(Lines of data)
— begin —

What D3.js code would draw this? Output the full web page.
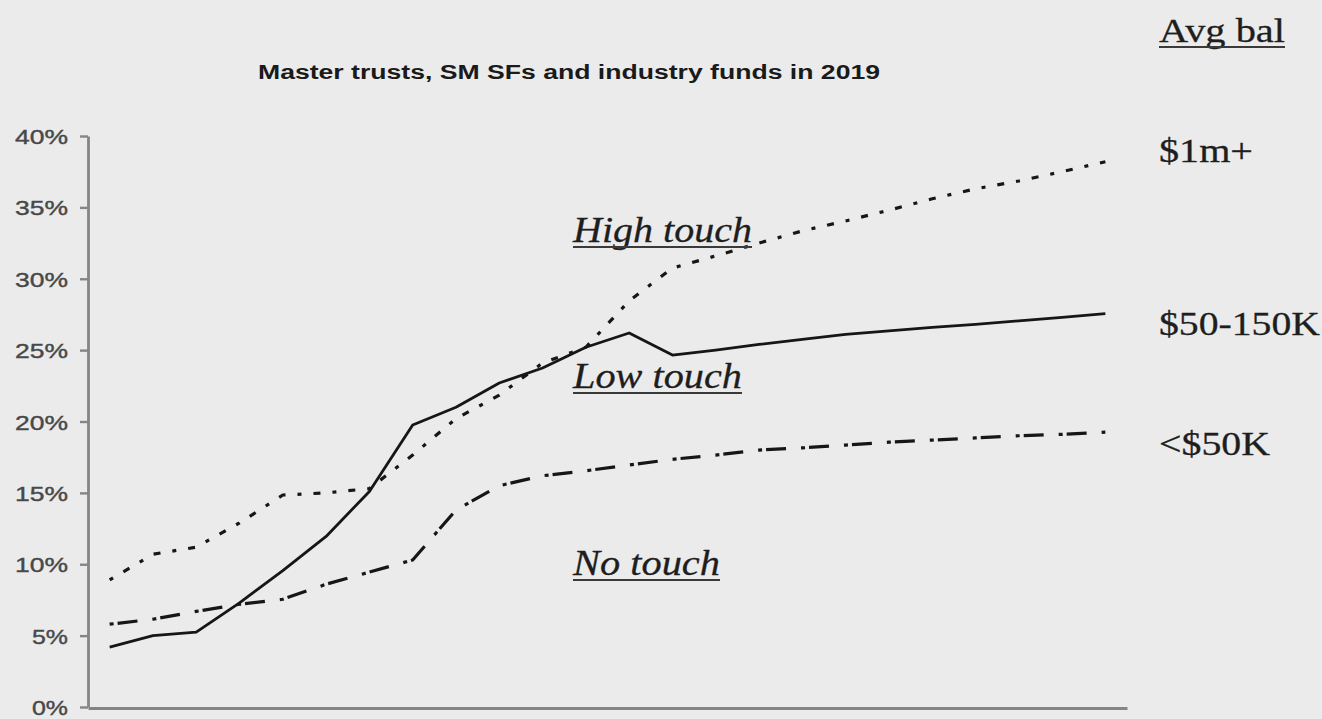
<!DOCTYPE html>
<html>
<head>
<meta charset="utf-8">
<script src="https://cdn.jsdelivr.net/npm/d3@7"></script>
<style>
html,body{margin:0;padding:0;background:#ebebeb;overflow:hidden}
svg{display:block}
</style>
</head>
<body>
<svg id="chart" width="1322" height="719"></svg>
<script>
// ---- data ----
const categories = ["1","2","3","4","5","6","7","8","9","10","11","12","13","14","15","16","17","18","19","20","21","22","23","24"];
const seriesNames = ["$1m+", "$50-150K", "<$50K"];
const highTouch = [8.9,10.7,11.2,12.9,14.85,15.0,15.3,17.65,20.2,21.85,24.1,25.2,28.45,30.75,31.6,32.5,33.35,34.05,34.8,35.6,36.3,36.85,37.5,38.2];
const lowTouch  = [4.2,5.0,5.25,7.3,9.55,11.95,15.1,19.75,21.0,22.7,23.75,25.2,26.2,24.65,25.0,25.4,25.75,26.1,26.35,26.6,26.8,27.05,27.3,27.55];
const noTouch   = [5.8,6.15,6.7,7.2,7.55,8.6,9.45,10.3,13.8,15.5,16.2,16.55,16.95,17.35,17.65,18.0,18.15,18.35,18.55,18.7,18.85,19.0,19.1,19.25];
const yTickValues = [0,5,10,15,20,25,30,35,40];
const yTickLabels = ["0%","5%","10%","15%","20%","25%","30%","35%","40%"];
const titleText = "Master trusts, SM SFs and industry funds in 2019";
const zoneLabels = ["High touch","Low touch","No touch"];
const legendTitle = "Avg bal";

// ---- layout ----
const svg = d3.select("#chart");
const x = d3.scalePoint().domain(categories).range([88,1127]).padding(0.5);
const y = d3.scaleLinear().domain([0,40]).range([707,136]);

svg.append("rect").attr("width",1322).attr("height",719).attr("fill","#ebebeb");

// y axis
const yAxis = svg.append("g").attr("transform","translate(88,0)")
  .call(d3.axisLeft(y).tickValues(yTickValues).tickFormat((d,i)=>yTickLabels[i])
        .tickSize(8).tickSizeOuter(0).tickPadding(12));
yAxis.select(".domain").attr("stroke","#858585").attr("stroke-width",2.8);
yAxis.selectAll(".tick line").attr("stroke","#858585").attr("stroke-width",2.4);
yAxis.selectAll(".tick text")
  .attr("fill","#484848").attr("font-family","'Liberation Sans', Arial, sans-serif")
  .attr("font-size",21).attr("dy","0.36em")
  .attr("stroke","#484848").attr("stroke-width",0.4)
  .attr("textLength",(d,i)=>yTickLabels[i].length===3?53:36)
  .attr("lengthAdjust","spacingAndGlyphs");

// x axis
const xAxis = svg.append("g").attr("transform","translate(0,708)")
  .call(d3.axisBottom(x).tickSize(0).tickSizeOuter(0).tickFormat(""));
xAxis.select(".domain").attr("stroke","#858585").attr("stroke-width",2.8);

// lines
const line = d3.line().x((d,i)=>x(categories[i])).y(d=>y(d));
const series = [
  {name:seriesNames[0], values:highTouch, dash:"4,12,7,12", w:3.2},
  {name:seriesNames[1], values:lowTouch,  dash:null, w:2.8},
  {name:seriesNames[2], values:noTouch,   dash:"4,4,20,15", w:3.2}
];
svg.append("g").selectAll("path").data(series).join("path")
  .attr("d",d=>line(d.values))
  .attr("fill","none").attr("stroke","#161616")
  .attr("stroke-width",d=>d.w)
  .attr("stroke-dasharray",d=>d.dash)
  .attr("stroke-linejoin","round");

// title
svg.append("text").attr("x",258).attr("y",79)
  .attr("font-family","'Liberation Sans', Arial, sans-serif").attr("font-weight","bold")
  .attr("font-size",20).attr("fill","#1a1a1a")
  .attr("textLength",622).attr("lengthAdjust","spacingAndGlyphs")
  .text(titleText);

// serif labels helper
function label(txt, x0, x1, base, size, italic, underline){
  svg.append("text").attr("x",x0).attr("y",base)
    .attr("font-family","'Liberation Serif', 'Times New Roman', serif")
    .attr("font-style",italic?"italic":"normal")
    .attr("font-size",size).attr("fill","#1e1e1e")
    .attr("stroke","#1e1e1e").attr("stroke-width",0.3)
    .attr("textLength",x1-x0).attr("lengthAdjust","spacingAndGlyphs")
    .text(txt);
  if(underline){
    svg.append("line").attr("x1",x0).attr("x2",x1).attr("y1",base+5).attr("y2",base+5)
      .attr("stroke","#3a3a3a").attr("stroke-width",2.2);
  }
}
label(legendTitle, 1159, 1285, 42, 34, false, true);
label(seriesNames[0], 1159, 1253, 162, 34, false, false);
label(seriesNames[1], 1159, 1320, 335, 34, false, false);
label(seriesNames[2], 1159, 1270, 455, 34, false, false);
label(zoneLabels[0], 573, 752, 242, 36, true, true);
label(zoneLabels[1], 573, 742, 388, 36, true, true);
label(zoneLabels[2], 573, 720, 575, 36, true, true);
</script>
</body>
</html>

— end —
— begin —

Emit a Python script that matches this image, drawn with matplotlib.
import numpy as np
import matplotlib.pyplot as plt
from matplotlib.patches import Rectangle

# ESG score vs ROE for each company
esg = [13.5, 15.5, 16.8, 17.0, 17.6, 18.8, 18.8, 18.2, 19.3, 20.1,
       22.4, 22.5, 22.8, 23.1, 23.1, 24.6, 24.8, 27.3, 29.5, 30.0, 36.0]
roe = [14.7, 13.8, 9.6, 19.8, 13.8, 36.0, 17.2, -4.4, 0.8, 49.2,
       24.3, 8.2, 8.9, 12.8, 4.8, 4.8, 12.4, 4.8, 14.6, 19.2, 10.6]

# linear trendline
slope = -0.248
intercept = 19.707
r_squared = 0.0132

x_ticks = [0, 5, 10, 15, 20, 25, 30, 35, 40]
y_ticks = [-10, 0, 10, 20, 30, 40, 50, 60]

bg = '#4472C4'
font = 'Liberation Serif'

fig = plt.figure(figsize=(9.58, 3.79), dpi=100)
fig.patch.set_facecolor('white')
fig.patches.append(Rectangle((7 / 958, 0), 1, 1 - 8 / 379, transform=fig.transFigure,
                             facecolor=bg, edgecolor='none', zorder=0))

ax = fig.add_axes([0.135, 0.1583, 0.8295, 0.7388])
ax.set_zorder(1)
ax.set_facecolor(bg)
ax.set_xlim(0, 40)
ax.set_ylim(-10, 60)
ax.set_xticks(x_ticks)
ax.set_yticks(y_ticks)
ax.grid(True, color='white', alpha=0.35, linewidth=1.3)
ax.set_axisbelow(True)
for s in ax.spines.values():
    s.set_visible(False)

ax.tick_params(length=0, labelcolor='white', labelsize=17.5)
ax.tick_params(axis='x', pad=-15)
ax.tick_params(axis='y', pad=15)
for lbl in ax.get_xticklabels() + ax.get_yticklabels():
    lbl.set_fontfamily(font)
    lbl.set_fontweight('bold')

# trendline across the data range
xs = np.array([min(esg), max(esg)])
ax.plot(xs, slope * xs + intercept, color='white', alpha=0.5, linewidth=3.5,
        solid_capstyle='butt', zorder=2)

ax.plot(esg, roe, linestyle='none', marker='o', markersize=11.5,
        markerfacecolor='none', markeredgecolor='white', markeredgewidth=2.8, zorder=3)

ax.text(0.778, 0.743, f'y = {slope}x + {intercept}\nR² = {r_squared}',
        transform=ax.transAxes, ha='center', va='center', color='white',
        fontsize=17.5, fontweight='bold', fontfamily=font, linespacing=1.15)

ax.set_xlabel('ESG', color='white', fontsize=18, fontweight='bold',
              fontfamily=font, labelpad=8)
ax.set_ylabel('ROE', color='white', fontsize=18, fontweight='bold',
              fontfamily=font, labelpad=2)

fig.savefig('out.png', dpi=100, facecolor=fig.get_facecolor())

— end —

- SHORT TASK
Above are some lines. Repeat exactly, and only, those from the line that has "Emit a Python" through the line that has "facecolor=bg, edgecolor='none', zorder=0))".

- CORRECT RESULT
Emit a Python script that matches this image, drawn with matplotlib.
import numpy as np
import matplotlib.pyplot as plt
from matplotlib.patches import Rectangle

# ESG score vs ROE for each company
esg = [13.5, 15.5, 16.8, 17.0, 17.6, 18.8, 18.8, 18.2, 19.3, 20.1,
       22.4, 22.5, 22.8, 23.1, 23.1, 24.6, 24.8, 27.3, 29.5, 30.0, 36.0]
roe = [14.7, 13.8, 9.6, 19.8, 13.8, 36.0, 17.2, -4.4, 0.8, 49.2,
       24.3, 8.2, 8.9, 12.8, 4.8, 4.8, 12.4, 4.8, 14.6, 19.2, 10.6]

# linear trendline
slope = -0.248
intercept = 19.707
r_squared = 0.0132

x_ticks = [0, 5, 10, 15, 20, 25, 30, 35, 40]
y_ticks = [-10, 0, 10, 20, 30, 40, 50, 60]

bg = '#4472C4'
font = 'Liberation Serif'

fig = plt.figure(figsize=(9.58, 3.79), dpi=100)
fig.patch.set_facecolor('white')
fig.patches.append(Rectangle((7 / 958, 0), 1, 1 - 8 / 379, transform=fig.transFigure,
                             facecolor=bg, edgecolor='none', zorder=0))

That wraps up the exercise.